Why are the scales of max_grad_norm different between loss_reduction='mean' and 'sum'

Amatubamem · March 18, 2026, 1:07pm

I have a question regarding the effective scale of the gradient clipping threshold when using the default loss_reduction='mean'.

According to the Opacus tutorial (“Building an Image Classifier with Differential Privacy”), max_grad_norm is defined as:

“Max Grad Norm: The maximum L2 norm of per-sample gradients before they are aggregated by the averaging step.”

However, my understanding of the current implementation is that when a PyTorch loss function uses reduction='mean' and make_private is called with loss_reduction='mean', the per-sample gradients captured by Opacus are already scaled down by 1/B (where B is the batch size) at the loss computation stage.
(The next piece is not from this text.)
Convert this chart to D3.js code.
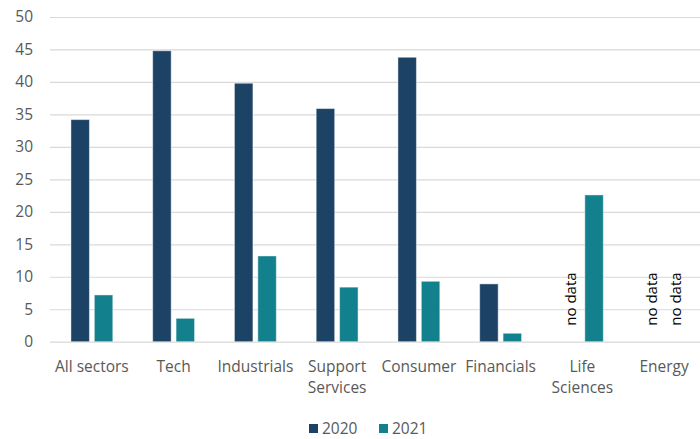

Opacus then appears to perform clipping directly on these 1/B-scaled gradients using the provided max_grad_norm (C). As a result, the effective clipping threshold relative to the raw, unscaled gradients becomes B times larger (B×C) than the theoretical definition.

I would like to ask for your insights on this behavior:

Is this the intended design? Should users manually scale down max_grad_norm by 1/B when using loss_reduction='mean' to align with the standard DP-SGD theory?
Or is Opacus supposed to automatically handle this scale correction internally so that max_grad_norm consistently applies to the unscaled gradients?

Thank you!